- DATA SHOWN -
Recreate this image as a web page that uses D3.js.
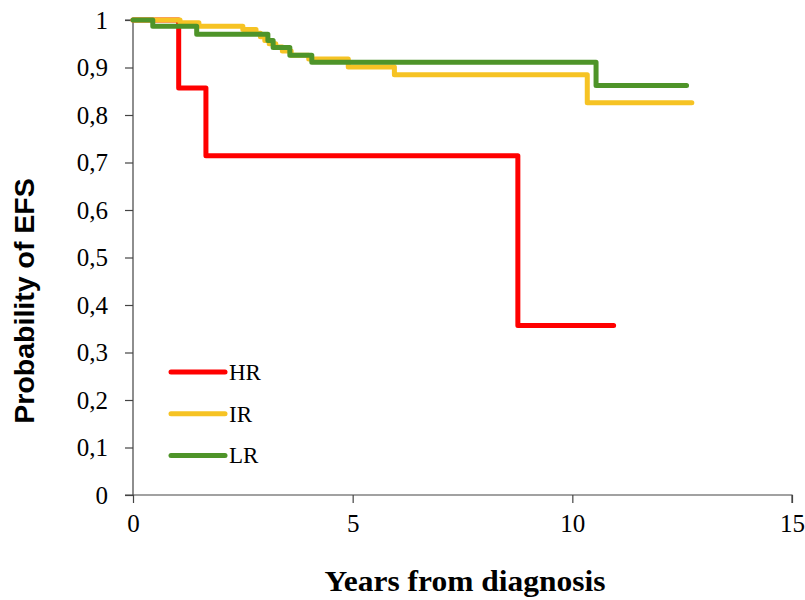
<!DOCTYPE html>
<html>
<head>
<meta charset="utf-8">
<script src="https://cdn.jsdelivr.net/npm/d3@7"></script>
<style>
  html, body { margin: 0; padding: 0; background: #ffffff; }
  svg { display: block; }
</style>
</head>
<body>
<svg id="chart" width="805" height="600"></svg>
<script>
// ---- data ----
const seriesNames = ["HR", "IR", "LR"];
const hrTimes  = [0, 1.04, 1.66, 8.76, 10.94];
const hrValues = [1, 0.857, 0.714, 0.357, 0.357];
const irTimes  = [0, 1.07, 1.5, 2.5, 2.8, 2.9, 3.0, 3.1, 3.25, 3.4, 3.6, 4.0, 4.9, 5.95, 10.34, 12.72];
const irValues = [1, 0.994, 0.987, 0.980, 0.972, 0.965, 0.957, 0.950, 0.943, 0.935, 0.926, 0.918, 0.901, 0.885, 0.826, 0.826];
const lrTimes  = [0, 0.45, 1.45, 3.07, 3.19, 3.57, 4.07, 10.54, 12.6];
const lrValues = [1, 0.987, 0.970, 0.957, 0.942, 0.926, 0.911, 0.862, 0.862];
const xTicks = [0, 5, 10, 15];
const yTicks = [0, 0.1, 0.2, 0.3, 0.4, 0.5, 0.6, 0.7, 0.8, 0.9, 1];
const colors = ["#FF0000", "#F6C324", "#4E9429"];

const svg = d3.select("#chart");
const margin = {left: 133, right: 13, top: 20, bottom: 105};
const W = 805, H = 600;
const x = d3.scaleLinear().domain([0, 15]).range([margin.left, W - margin.right]);
const y = d3.scaleLinear().domain([0, 1]).range([H - margin.bottom, margin.top]);

const locale = d3.formatLocale({decimal: ",", thousands: ".", grouping: [3], currency: ["", ""]});
const yFmt = v => v === 0 || v === 1 ? String(v) : locale.format(".1f")(v);

const axisColor = "#444";
const tick = 8;
// Y axis
const yAxis = svg.append("g")
  .attr("transform", `translate(${x(0)},0)`)
  .call(d3.axisLeft(y).tickValues(yTicks).tickFormat(yFmt).tickSize(tick).tickPadding(17));
// X axis
const xAxis = svg.append("g")
  .attr("transform", `translate(0,${y(0)})`)
  .call(d3.axisBottom(x).tickValues(xTicks).tickFormat(d3.format("d")).tickSize(tick).tickPadding(11));
[yAxis, xAxis].forEach(g => {
  g.select(".domain").attr("stroke", axisColor).attr("stroke-width", 1.2);
  g.selectAll(".tick line").attr("stroke", axisColor).attr("stroke-width", 1.2);
  g.selectAll(".tick text")
    .attr("fill", "#000")
    .style("font-family", "'Liberation Serif', 'Times New Roman', serif")
    .style("font-size", "25px");
});
xAxis.select(".domain").attr("d", `M${x(0) - tick},0H${x(15)}V${tick}`);
yAxis.select(".domain").attr("d", `M0,${y(0)}V${y(1)}H${-tick}`);

// lines
const line = d3.line().x(d => x(d[0])).y(d => y(d[1])).curve(d3.curveStepAfter);
const series = [
  d3.zip(hrTimes, hrValues),
  d3.zip(irTimes, irValues),
  d3.zip(lrTimes, lrValues)
];
series.forEach((s, i) => {
  svg.append("path")
    .datum(s)
    .attr("d", line)
    .attr("fill", "none")
    .attr("stroke", colors[i])
    .attr("stroke-width", 5)
    .attr("stroke-linejoin", "round")
    .attr("stroke-linecap", "round");
});

// legend
const legend = svg.append("g");
seriesNames.forEach((name, i) => {
  const ly = 372 + i * 41.7;
  legend.append("line")
    .attr("x1", 171).attr("x2", 225)
    .attr("y1", ly).attr("y2", ly)
    .attr("stroke", colors[i]).attr("stroke-width", 5).attr("stroke-linecap", "round");
  legend.append("text")
    .attr("x", 229).attr("y", ly)
    .attr("dy", "0.35em")
    .style("font-family", "'Liberation Serif', 'Times New Roman', serif")
    .style("font-size", "23px")
    .text(name);
});

// axis titles
svg.append("text")
  .attr("x", 465)
  .attr("y", 591)
  .attr("text-anchor", "middle")
  .attr("textLength", 281)
  .attr("lengthAdjust", "spacingAndGlyphs")
  .style("font-family", "'Liberation Serif', 'Times New Roman', serif")
  .style("font-weight", "bold")
  .style("font-size", "30px")
  .text("Years from diagnosis");

svg.append("text")
  .attr("transform", `translate(34,301) rotate(-90)`)
  .attr("text-anchor", "middle")
  .style("font-family", "'Liberation Sans', Arial, sans-serif")
  .style("font-weight", "bold")
  .style("font-size", "28.5px")
  .text("Probability of EFS");
</script>
</body>
</html>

- TASK REQUIREMENTS -
Repeat, word for word and with no pictures, only the lines running from the beginning of the data to the line that contains "const y = d3.scaleLinear().domain([0, 1]).range([H".

- OUTPUT OF THE TASK -
Recreate this image as a web page that uses D3.js.
<!DOCTYPE html>
<html>
<head>
<meta charset="utf-8">
<script src="https://cdn.jsdelivr.net/npm/d3@7"></script>
<style>
  html, body { margin: 0; padding: 0; background: #ffffff; }
  svg { display: block; }
</style>
</head>
<body>
<svg id="chart" width="805" height="600"></svg>
<script>
// ---- data ----
const seriesNames = ["HR", "IR", "LR"];
const hrTimes  = [0, 1.04, 1.66, 8.76, 10.94];
const hrValues = [1, 0.857, 0.714, 0.357, 0.357];
const irTimes  = [0, 1.07, 1.5, 2.5, 2.8, 2.9, 3.0, 3.1, 3.25, 3.4, 3.6, 4.0, 4.9, 5.95, 10.34, 12.72];
const irValues = [1, 0.994, 0.987, 0.980, 0.972, 0.965, 0.957, 0.950, 0.943, 0.935, 0.926, 0.918, 0.901, 0.885, 0.826, 0.826];
const lrTimes  = [0, 0.45, 1.45, 3.07, 3.19, 3.57, 4.07, 10.54, 12.6];
const lrValues = [1, 0.987, 0.970, 0.957, 0.942, 0.926, 0.911, 0.862, 0.862];
const xTicks = [0, 5, 10, 15];
const yTicks = [0, 0.1, 0.2, 0.3, 0.4, 0.5, 0.6, 0.7, 0.8, 0.9, 1];
const colors = ["#FF0000", "#F6C324", "#4E9429"];

const svg = d3.select("#chart");
const margin = {left: 133, right: 13, top: 20, bottom: 105};
const W = 805, H = 600;
const x = d3.scaleLinear().domain([0, 15]).range([margin.left, W - margin.right]);
const y = d3.scaleLinear().domain([0, 1]).range([H - margin.bottom, margin.top]);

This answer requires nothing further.